I’ve also spent this year following the unfolding scandals throughout the classical music world as part of the #MeToo movement. As it happens, I also took the time to read The Cleveland Orchestra Story by Donald Rosenberg. I’ve been around the music world long enough to know about the open secrets–my alma mater in Cincinnati finally dealt with one of those this year, and let me tell you that as an undergrad trombone major, I had heard the rumors about that particular predator and his students. So Levine, yes. That was a long time ago, but talking to people who were around then, it was pretty clear what he was up to, and you all enabled it. You all gave him his start and let down generations of young musicians–again, the future of our art form. It could have been nipped in the bud, but in the name of art and I-don’t-know-what-else, you let it go. It was before my time, though, so I can’t really understand the decisions, and most of the people who let it go on are long gone. But Preucil. A great player, and a great caretaker of the string section, of course, but you’ve been paying him nearly a million dollars a year to abuse his position and the power it gives him over young musicians. And it’s been more than a month now, and you’ve still only suspended him with pay. I know there’s a union agreement, and I know there’s due process, but come on. Have you seen the Google search results for “Cleveland Orchestra concertmaster?” This doesn’t look good, and people have certainly been fired for less, and you know what? He will be fine, because you have been paying him nearly a million dollars a year.

So, I’m not subscribing. That’s why.

I might come to a concert or two (John Adams and Jennifer Higdon are both high on my list; I actually wish I would have gone to Tristan last year, because how many opportunities do you get, honestly, but it wasn’t a convenient week for me). I will definitely check out some of the other great classical music going on in Cleveland that I have been missing because I’ve prioritized your concerts: Apollo’s Fire, No Exit, Quire Cleveland, Akron Symphony, Cleveland Chamber Symphony. Maybe I’ll take a trip to Pittsburgh and see what I’ve heard on the radio for many years with the Pittsburgh Symphony. Possibly some things at CIM, where the orchestra did a by-no-means-flawless, but exciting Ring without words last spring under Brett Mitchell, a Cleveland Orchestra alum who I really admire.

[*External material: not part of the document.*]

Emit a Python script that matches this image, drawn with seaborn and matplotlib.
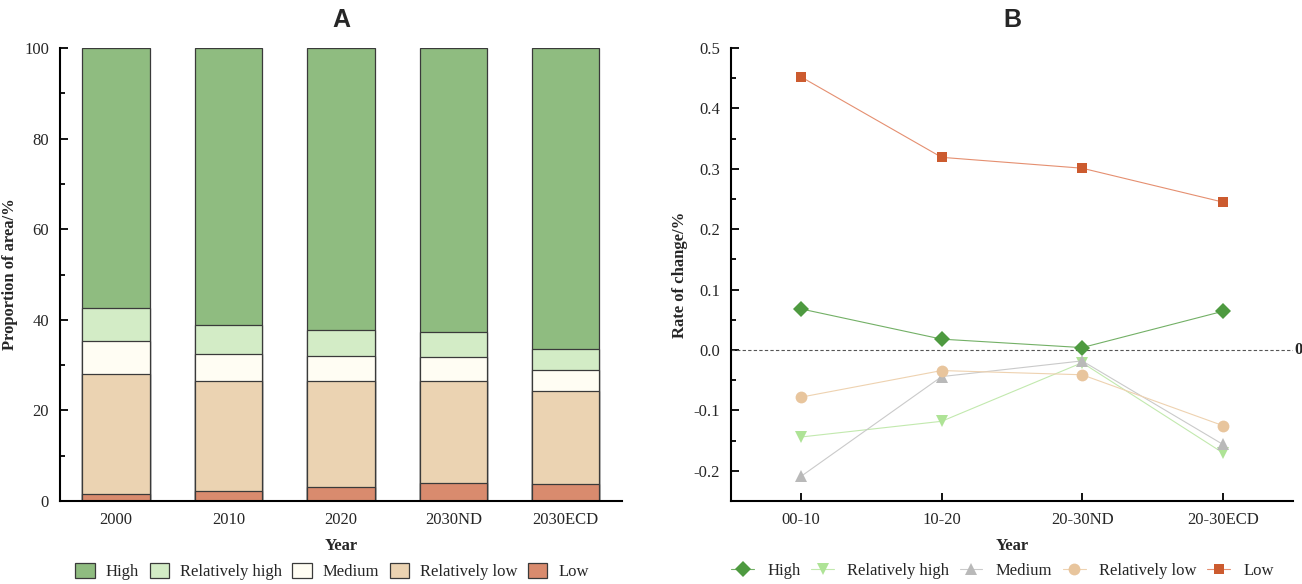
import numpy as np
import pandas as pd
import matplotlib
matplotlib.use('Agg')
import matplotlib.pyplot as plt
from matplotlib.lines import Line2D
from matplotlib.patches import Patch
from matplotlib.ticker import MultipleLocator, FormatStrFormatter
import seaborn as sns

# data
years = ['2000', '2010', '2020', '2030ND', '2030ECD']
classes = ['High', 'Relatively high', 'Medium', 'Relatively low', 'Low']
share_low = [1.6, 2.3, 3.0, 4.0, 3.8]
share_rel_low = [26.4, 24.3, 23.5, 22.5, 20.5]
share_medium = [7.3, 5.8, 5.6, 5.4, 4.7]
share_rel_high = [7.4, 6.4, 5.6, 5.5, 4.6]
share_high = [57.3, 61.2, 62.3, 62.6, 66.4]

periods = ['00-10', '10-20', '20-30ND', '20-30ECD']
rate_high = [0.068, 0.018, 0.004, 0.064]
rate_rel_high = [-0.144, -0.118, -0.021, -0.170]
rate_medium = [-0.209, -0.044, -0.018, -0.156]
rate_rel_low = [-0.078, -0.034, -0.041, -0.125]
rate_low = [0.452, 0.319, 0.301, 0.245]

bar_colors = ['#8fbc80', '#d3ecc6', '#fffdf3', '#ebd3b2', '#d98b6e']
marker_colors = ['#4e9a40', '#aee396', '#b9b9b9', '#e8c59d', '#cc5b2f']
line_colors = ['#73b066', '#c2e9ae', '#cacaca', '#eed2b0', '#e58f70']
markers = ['D', 'v', '^', 'o', 's']
marker_sizes = [8, 8.5, 8.5, 8.5, 7.5]

sns.set_theme(style='ticks')
plt.rcParams['font.family'] = ['Liberation Serif', 'DejaVu Serif']
plt.rcParams['xtick.direction'] = 'in'
plt.rcParams['ytick.direction'] = 'in'

fig = plt.figure(figsize=(13.02, 5.84), dpi=100)
ax1 = fig.add_axes([0.0461, 0.1421, 0.4316, 0.7757])
ax2 = fig.add_axes([0.5614, 0.1421, 0.4316, 0.7757])

# A: stacked bars (cumulative, drawn from top layer down)
shares = pd.DataFrame({'Low': share_low, 'Relatively low': share_rel_low,
                       'Medium': share_medium, 'Relatively high': share_rel_high,
                       'High': share_high}, index=years)
cum = shares.cumsum(axis=1)
for cls, col in zip(classes, bar_colors):
    sns.barplot(x=years, y=cum[cls].values, color=col, width=0.6,
                edgecolor='#3a3a3a', linewidth=0.9, saturation=1, ax=ax1)
ax1.set_xlim(-0.5, 4.5)
ax1.set_ylim(0, 100)
ax1.yaxis.set_major_locator(MultipleLocator(20))
ax1.yaxis.set_minor_locator(MultipleLocator(10))
ax1.set_xlabel('Year', fontsize=12, fontweight='bold', labelpad=7)
ax1.set_ylabel('Proportion of area/%', fontsize=12, fontweight='bold')
ax1.set_title('A', fontsize=18, fontweight='bold', family='Liberation Sans', pad=15)

# B: rate of change lines
rates = pd.DataFrame({'High': rate_high, 'Relatively high': rate_rel_high,
                      'Medium': rate_medium, 'Relatively low': rate_rel_low,
                      'Low': rate_low}, index=periods)
ax2.axhline(0, color='#555555', lw=0.8, ls=(0, (3, 2)), zorder=1)
for cls, lc, mc, mk, ms in zip(classes, line_colors, marker_colors, markers, marker_sizes):
    sns.lineplot(x=periods, y=rates[cls].values, color=lc, marker=mk,
                 markersize=ms, markeredgewidth=0, markerfacecolor=mc,
                 linewidth=0.8, ax=ax2)
ax2.set_xlim(-0.5, 3.5)
ax2.set_ylim(-0.25, 0.5)
ax2.yaxis.set_major_locator(MultipleLocator(0.1))
ax2.yaxis.set_minor_locator(MultipleLocator(0.05))
ax2.yaxis.set_major_formatter(FormatStrFormatter('%.1f'))
ax2.text(3.51, 0, '0', fontsize=12, fontweight='bold', va='center', ha='left')
ax2.set_xlabel('Year', fontsize=12, fontweight='bold', labelpad=7)
ax2.set_ylabel('Rate of change/%', fontsize=12, fontweight='bold')
ax2.set_title('B', fontsize=18, fontweight='bold', family='Liberation Sans', pad=15)

for ax in (ax1, ax2):
    sns.despine(ax=ax)
    ax.spines['left'].set_linewidth(1.5)
    ax.spines['bottom'].set_linewidth(1.5)
    ax.spines['left'].set_color('black')
    ax.spines['bottom'].set_color('black')
    ax.tick_params(axis='both', which='major', length=6, width=1.3, labelsize=12,
                   color='black', pad=8)
    ax.tick_params(axis='y', which='minor', length=3.5, width=1.3, color='black')
    ax.tick_params(axis='x', which='minor', bottom=False)
    ax.set_facecolor('white')

bar_handles = [Patch(facecolor=c, edgecolor='#3a3a3a', linewidth=0.9) for c in bar_colors]
fig.legend(bar_handles, classes, loc='center', bbox_to_anchor=(0.255, 0.021),
           ncol=5, frameon=False, fontsize=12, handlelength=1.15, handleheight=1.05,
           columnspacing=0.65, handletextpad=0.65)
line_handles = [Line2D([0], [0], color=lc, marker=m, markersize=ms, markeredgewidth=0,
                       markerfacecolor=mc, lw=0.8)
                for lc, mc, m, ms in zip(line_colors, marker_colors, markers, marker_sizes)]
fig.legend(line_handles, classes, loc='center', bbox_to_anchor=(0.770, 0.022),
           ncol=5, frameon=False, fontsize=12, handlelength=1.35,
           columnspacing=0.65, handletextpad=0.8)

fig.savefig('out.png', dpi=100)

There are, of course, other fish in the sea.

I’ll be back. I can’t stay away, because when you have one of the world’s great orchestras playing 20 minutes from your house, what else can you do?  (I was stupid and never went to a Cavs game while LeBron was here, but basketball isn’t my career.) So keep sending the brochures and flyers, and I’ll keep telling my students to head on down (but I’ll tell them why I’m not), and we’ll see each other when we see each other. But just know–it’s not me, it’s you.